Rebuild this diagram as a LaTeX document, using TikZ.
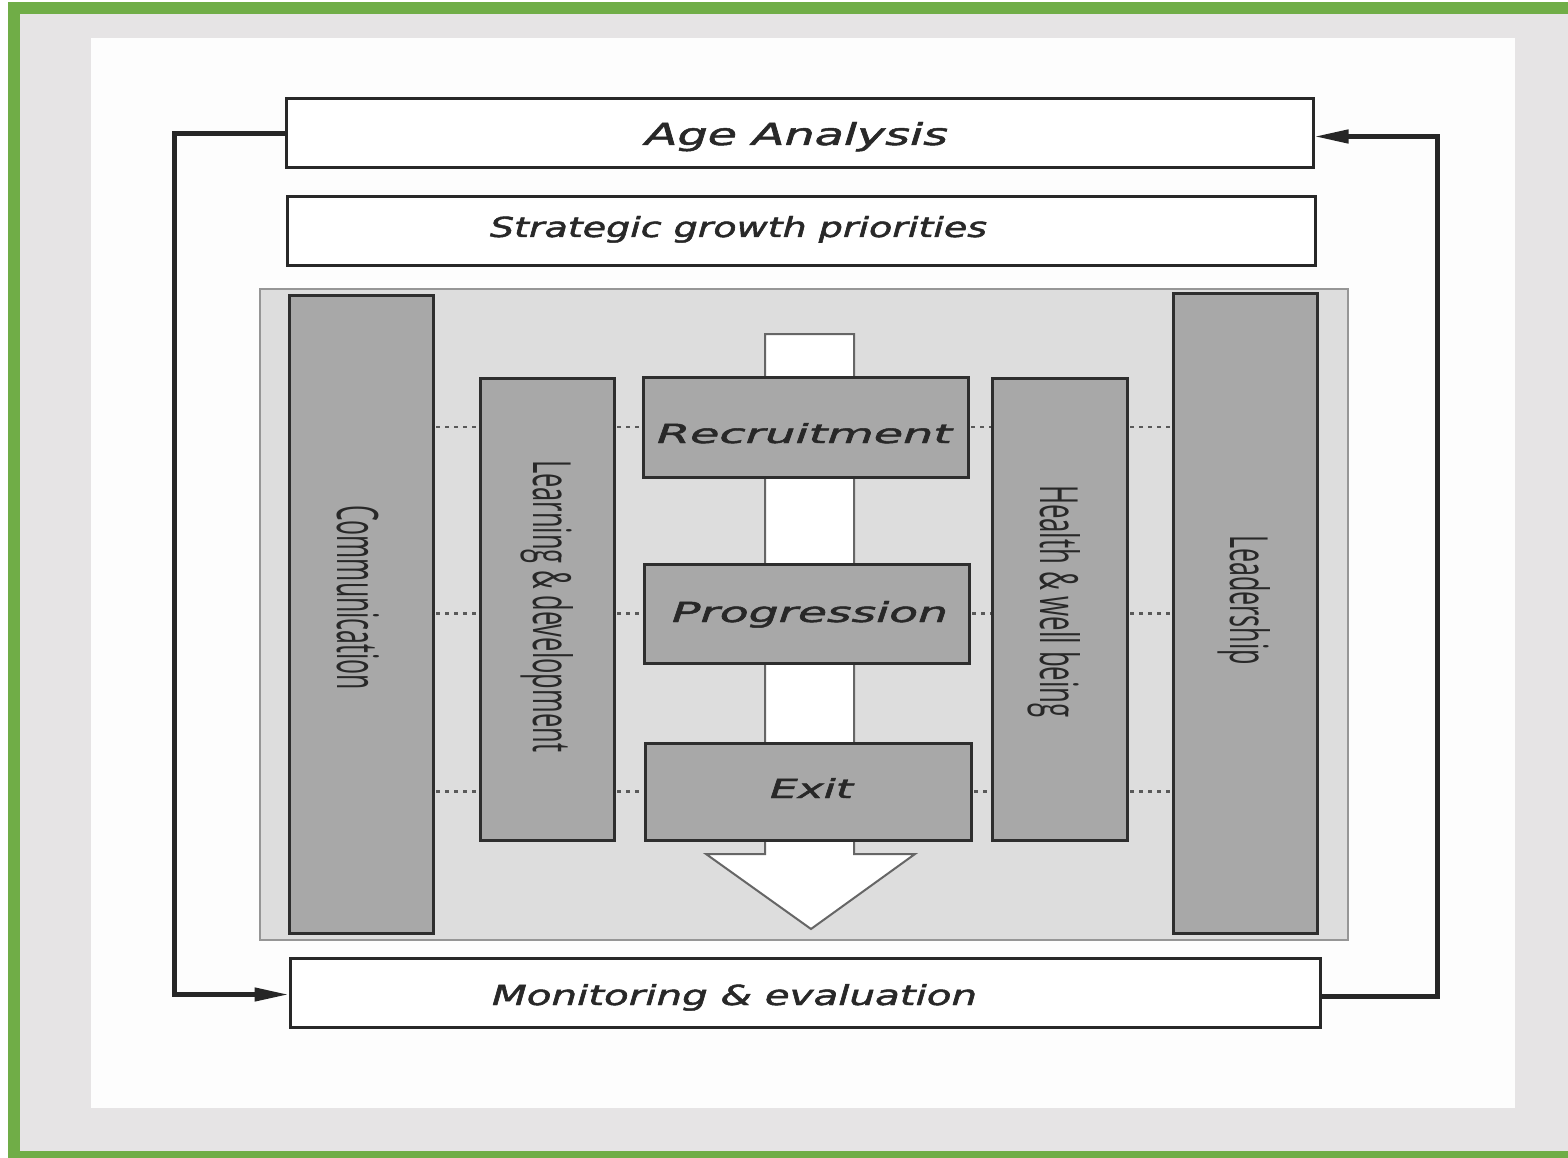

########

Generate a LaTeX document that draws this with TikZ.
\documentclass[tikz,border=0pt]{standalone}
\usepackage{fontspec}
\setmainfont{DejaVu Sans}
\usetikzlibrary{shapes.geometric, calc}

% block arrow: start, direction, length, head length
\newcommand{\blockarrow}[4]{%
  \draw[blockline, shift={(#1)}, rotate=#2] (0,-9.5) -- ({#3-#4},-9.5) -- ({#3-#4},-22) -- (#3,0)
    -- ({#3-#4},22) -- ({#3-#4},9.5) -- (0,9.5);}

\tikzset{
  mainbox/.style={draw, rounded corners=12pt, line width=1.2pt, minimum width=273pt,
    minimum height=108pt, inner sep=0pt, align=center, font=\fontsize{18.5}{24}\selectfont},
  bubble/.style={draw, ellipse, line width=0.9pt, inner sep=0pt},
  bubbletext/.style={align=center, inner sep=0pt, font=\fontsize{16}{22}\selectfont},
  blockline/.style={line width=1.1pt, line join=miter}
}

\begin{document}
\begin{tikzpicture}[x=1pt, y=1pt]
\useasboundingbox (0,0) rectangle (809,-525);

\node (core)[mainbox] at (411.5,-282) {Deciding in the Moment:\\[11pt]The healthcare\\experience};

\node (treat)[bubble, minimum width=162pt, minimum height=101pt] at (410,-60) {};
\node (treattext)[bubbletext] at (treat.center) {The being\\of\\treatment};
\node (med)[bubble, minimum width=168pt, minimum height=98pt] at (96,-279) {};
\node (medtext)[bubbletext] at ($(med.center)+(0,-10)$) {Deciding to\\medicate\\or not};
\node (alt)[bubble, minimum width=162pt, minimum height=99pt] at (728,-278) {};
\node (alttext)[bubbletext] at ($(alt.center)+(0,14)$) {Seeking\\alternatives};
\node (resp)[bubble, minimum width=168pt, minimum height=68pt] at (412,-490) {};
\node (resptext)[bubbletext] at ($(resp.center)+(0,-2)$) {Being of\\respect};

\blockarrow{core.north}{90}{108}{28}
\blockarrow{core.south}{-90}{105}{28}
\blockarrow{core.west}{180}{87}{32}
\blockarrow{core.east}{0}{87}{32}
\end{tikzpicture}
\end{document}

########

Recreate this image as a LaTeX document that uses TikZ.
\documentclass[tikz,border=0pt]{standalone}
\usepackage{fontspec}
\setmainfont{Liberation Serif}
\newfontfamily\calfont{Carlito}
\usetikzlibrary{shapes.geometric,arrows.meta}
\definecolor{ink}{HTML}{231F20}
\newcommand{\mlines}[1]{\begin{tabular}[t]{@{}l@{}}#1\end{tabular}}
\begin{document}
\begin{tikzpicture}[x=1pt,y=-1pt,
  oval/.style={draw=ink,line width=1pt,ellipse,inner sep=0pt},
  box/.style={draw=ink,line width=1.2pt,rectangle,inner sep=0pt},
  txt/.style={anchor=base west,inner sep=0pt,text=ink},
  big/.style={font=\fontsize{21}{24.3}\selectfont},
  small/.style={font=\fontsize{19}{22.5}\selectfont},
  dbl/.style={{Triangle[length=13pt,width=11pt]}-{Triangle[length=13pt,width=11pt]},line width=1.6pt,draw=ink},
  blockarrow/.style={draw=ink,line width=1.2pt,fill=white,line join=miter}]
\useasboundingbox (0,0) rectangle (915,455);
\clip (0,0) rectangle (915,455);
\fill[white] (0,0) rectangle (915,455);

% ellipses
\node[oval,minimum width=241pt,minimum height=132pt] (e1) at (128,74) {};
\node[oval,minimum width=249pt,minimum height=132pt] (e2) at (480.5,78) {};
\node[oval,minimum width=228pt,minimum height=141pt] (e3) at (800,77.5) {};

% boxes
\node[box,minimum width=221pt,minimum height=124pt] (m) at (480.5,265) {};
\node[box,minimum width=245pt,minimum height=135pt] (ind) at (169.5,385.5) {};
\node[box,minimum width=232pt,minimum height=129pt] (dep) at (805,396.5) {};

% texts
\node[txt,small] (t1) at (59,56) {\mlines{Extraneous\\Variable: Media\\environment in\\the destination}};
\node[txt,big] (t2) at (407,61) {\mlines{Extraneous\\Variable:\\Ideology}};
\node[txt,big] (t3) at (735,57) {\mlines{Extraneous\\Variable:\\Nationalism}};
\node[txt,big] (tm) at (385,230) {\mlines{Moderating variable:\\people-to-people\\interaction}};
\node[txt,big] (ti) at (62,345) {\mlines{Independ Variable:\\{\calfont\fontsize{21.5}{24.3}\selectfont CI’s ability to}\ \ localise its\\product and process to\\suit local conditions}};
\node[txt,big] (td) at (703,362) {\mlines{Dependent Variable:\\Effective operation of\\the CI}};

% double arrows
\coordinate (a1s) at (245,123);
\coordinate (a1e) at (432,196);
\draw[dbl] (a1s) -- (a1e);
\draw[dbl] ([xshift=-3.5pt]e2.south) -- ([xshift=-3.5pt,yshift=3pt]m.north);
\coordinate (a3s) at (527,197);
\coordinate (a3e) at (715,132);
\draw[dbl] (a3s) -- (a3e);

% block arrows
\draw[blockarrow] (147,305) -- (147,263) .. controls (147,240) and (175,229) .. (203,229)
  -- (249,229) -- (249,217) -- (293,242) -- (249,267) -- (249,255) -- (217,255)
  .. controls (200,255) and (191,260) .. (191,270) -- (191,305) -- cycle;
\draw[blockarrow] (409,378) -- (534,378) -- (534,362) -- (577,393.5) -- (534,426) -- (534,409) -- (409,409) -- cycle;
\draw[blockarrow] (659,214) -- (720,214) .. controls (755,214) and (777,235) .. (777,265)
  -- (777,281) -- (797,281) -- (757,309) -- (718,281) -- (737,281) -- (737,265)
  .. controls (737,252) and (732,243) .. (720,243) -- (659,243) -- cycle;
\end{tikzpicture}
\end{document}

########

Using the data above, extract exactly the lines from the one that holds "Generate a LaTeX" to the one that holds "(core)[mainbox] at (411.5,-282)", both ends included, and no others.

● **Right answer**
Generate a LaTeX document that draws this with TikZ.
\documentclass[tikz,border=0pt]{standalone}
\usepackage{fontspec}
\setmainfont{DejaVu Sans}
\usetikzlibrary{shapes.geometric, calc}

% block arrow: start, direction, length, head length
\newcommand{\blockarrow}[4]{%
  \draw[blockline, shift={(#1)}, rotate=#2] (0,-9.5) -- ({#3-#4},-9.5) -- ({#3-#4},-22) -- (#3,0)
    -- ({#3-#4},22) -- ({#3-#4},9.5) -- (0,9.5);}

\tikzset{
  mainbox/.style={draw, rounded corners=12pt, line width=1.2pt, minimum width=273pt,
    minimum height=108pt, inner sep=0pt, align=center, font=\fontsize{18.5}{24}\selectfont},
  bubble/.style={draw, ellipse, line width=0.9pt, inner sep=0pt},
  bubbletext/.style={align=center, inner sep=0pt, font=\fontsize{16}{22}\selectfont},
  blockline/.style={line width=1.1pt, line join=miter}
}

\begin{document}
\begin{tikzpicture}[x=1pt, y=1pt]
\useasboundingbox (0,0) rectangle (809,-525);

\node (core)[mainbox] at (411.5,-282) {Deciding in the Moment:\\[11pt]The healthcare\\experience};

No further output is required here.